Daí que tais circunstâncias permitam confirmar a sua situação de insolvência (artigo 20.º, n.º 1, als. a) e b), do CIRE).
Mas, não só. A Apelante também não depositou as suas contas relativas ao ano de 2014 e seguintes, como a tal estava obrigada, o que aponta no mesmo sentido (artigo 20.º, n.º 1, al. h), do CIRE).
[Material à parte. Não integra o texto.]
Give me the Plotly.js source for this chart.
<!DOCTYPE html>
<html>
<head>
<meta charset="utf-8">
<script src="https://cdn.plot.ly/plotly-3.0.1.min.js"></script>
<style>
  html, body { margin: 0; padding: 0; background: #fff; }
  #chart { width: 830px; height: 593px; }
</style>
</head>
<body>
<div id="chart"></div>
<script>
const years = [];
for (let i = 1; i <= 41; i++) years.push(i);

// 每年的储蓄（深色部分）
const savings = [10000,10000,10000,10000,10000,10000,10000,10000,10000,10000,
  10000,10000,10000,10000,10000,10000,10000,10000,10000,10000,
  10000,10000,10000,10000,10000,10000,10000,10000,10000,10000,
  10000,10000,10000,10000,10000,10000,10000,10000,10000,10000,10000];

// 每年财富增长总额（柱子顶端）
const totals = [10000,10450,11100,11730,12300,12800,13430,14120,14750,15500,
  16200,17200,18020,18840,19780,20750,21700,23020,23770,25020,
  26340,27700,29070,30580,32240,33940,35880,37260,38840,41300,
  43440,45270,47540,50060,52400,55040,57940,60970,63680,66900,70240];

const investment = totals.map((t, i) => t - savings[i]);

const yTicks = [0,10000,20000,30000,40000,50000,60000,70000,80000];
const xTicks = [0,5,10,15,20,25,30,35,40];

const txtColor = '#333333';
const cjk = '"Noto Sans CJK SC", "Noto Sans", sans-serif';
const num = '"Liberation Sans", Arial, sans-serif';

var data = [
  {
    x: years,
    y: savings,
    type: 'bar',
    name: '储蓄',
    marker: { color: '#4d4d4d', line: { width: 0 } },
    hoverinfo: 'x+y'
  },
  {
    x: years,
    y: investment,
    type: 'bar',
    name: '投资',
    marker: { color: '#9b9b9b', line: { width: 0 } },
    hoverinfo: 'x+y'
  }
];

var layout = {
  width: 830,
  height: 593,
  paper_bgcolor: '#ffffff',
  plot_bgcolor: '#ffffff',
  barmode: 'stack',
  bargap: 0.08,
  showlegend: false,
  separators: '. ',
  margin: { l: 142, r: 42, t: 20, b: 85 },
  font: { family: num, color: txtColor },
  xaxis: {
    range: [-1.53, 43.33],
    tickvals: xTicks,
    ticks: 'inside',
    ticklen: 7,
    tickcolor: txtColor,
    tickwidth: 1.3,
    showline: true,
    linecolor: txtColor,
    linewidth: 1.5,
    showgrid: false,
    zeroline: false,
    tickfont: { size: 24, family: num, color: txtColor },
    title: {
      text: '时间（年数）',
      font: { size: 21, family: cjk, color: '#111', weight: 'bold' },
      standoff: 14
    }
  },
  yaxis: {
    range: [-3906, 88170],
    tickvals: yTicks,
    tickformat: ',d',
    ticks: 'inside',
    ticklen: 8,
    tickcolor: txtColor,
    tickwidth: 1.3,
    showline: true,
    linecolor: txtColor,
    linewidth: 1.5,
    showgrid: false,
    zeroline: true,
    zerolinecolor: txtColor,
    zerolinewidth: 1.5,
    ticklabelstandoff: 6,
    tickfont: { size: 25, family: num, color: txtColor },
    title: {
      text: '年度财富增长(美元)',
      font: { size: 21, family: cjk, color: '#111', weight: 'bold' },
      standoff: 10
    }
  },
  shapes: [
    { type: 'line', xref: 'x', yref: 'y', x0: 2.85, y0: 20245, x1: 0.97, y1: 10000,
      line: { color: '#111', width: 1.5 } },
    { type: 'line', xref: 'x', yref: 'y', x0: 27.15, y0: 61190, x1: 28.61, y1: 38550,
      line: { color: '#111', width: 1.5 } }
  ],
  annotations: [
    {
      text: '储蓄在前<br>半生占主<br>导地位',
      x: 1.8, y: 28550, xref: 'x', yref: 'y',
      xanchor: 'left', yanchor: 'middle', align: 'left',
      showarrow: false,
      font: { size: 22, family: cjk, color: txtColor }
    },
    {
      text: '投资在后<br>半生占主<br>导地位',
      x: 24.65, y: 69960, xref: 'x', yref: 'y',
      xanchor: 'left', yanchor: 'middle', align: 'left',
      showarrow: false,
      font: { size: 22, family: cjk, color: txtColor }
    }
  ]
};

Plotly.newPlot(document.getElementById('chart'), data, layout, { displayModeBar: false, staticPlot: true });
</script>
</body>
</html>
Por conseguinte, a conclusão retirada na sentença recorrida, no sentido de que a Apelante se encontra em situação de insolvência, nenhuma censura merece. Pelo contrário, por ter apoio legal e factual é de confirmar, assim improcedendo o presente recurso.
*
III – DECISÃO

Pelas razões expostas, nega-se provimento ao presente recurso e, consequentemente, confirma-se a sentença recorrida.
*
- Porque decaiu na sua pretensão, as custas deste recurso serão suportadas pela Apelante – artigo 527.º, n.ºs 1 e 2, do Código de Processo Civil.
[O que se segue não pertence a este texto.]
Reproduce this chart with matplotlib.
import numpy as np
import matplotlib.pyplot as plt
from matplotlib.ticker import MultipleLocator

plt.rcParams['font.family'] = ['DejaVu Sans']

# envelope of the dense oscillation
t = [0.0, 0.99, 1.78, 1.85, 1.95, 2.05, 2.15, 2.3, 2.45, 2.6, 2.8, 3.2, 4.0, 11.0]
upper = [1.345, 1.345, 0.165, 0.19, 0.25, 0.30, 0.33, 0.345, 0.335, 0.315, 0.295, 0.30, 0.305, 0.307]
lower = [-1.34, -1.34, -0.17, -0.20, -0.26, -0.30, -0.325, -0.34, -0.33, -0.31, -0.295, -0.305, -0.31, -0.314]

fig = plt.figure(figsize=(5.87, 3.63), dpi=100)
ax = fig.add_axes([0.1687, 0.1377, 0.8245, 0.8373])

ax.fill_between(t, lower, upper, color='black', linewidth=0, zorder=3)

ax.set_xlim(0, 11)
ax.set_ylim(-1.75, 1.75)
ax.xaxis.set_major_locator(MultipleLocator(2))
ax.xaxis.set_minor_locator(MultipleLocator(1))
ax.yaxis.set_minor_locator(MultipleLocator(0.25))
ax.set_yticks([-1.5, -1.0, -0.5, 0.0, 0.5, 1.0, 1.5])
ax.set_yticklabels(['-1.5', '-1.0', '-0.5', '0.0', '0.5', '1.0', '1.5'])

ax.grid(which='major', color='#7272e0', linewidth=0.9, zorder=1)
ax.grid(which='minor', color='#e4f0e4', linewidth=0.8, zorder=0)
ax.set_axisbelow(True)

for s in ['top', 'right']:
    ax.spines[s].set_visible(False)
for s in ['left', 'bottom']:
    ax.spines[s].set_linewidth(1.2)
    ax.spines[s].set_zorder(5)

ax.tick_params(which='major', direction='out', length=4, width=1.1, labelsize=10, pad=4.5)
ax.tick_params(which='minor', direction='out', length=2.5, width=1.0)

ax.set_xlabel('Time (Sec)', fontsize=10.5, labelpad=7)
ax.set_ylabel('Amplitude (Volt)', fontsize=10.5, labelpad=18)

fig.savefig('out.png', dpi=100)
1. Neste sentido, Luís Manuel Teles de Menezes Leitão, Direito da Insolvência, 2013, 5ª edição, Almedina, pág. 75.
2. Luís Manuel Teles de Menezes Leitão, ob cit., pág. 73.
3. Neste sentido, Luís A. Carvalho Fernandes e João Labareda, Código de Insolvência e Recuperação de Empresas Anotado, 2ª Edição atualizada, Quid Juris, pág. 85.
4. Luís A. Carvalho Fernandes e João Labareda, ob cit., pág. 88.
5. É em razão da prossecução deste interesse que Nuno Manuel Pinto Oliveira, defende que o processo de insolvência não é um processo de execução universal (Direito da Insolvência e tendencial universalidade do Direito Privado, IV Congresso de Direito da Insolvência, Almedina, pág.77).
6. Na doutrina, por exemplo, Maria do Rosário Epifânio, Manual de Direito da Insolvência, 2013, 5ª edição, Almedina, pág.23. E, na jurisprudência, por exemplo também, Ac. RLx de 30/06/2011, Processo n.º 524/11.4TJLSB-A.L1-6, Ac. RC de 28/01/2014, Processo n.º 419/13.7TBPBL-A.C1 e Ac. RC de 06/12/2016, Processo n.º 1414/15.7T8ACB-D.C1, todos consultáveis em www.dgsi.pt.